As revealed in a new interview, Keaton says his decision to exit the franchise ahead of “Batman Forever” was due to a difference in vision over the title character with director Joel Schumacher, who took over for Burton on the third film after 1991’s grisly sequel “Batman Returns.”
Speaking on Backstage’s podcast “In the Envelope,” Keaton recalled a meeting with Schumacher where their differences came to a head. “I remember one of the things that I walked away going, ‘Oh boy, I can’t do this,'” Keaton said. “[Schumacher] asked me, ‘I don’t understand why everything has to be so dark and everything so sad,’ and I went, ‘Wait a minute, do you know how this guy got to be Batman?
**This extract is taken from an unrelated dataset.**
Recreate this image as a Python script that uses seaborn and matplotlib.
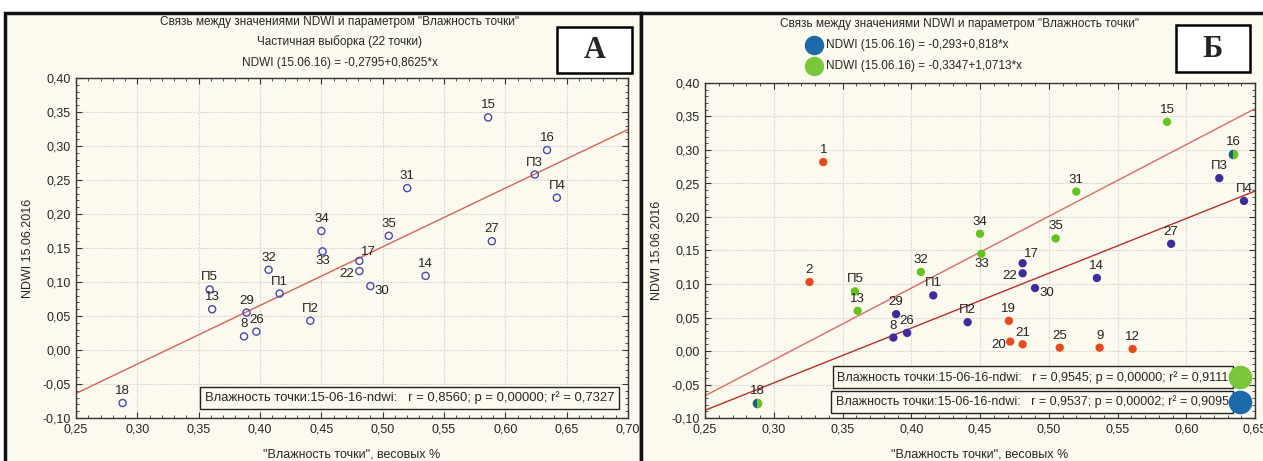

Have you read… I mean, it’s pretty simple.'”
Schumacher, who passed away in 2020, was hired to direct “Batman Forever” after Warner Bros. decided against inviting Burton back following the dark sequel “Batman Returns.” And part of Schumacher’s vision for the franchise was lightening the mood, which bumped up against the sensibility that Keaton and Burton had crafted on the first two films. “One of the reasons I couldn’t do [‘Batman Forever’] was — and you know, he’s a nice enough man, he’s passed away, so I wouldn’t speak ill of him even if he were alive — he, at one point, after more than a couple of meetings where I kept trying to rationalize doing it and hopefully talking him into saying ‘I think we don’t want to go in this direction, I think we should go in this direction.’ And he wasn’t going to budge.”
Keaton was replaced by Val Kilmer, and while “Batman Forever” was financially successful, it moved the franchise into a more cartoony direction in line with the 1960s TV series. The next film, “Batman & Robin,” pushed that tone past the point of no return with George Clooney in the lead role, and the goofy 1997 film received such a poor reception that Warner Bros. put the franchise on ice for a few years. Then in 2005, Christopher Nolan rebooted the series in dark and gritty fashion with “Batman Begins,” offering new life to the hero in the form of Christian Bale’s more serious Bruce Wayne.
Keaton explained during the podcast interview that he always felt the key to the Batman character was Bruce Wayne. “It was always Bruce Wayne. It was never Batman,” Keaton said. “To me, I know the name of the movie is ‘Batman,’ and it’s hugely iconic and very cool and [a] cultural iconic and because of Tim Burton, artistically iconic. I knew from the get-go it was Bruce Wayne. That was the secret. I never talked about it. [Everyone would say,] ‘Batman, Batman, Batman does this,’ and I kept thinking to myself, ‘Y’all are thinking wrong here.’ [It’s all about] Bruce Wayne. What kind of person does that?… Who becomes that? What kind of person [does that]?”
The “Beetlejuice” actor is reprising his role as the Caped Crusader for the first time since “Batman Returns” in the upcoming DC film “The Flash,” which finds Ezra Miller’s superhero entering different universes – including the one in which Keaton’s version of Bruce Wayne is Batman. The actor must have enjoyed his time in the cape and cowl enough, as he also signed on to play the character again in the upcoming “Batgirl” movie which will premiere on HBO Max.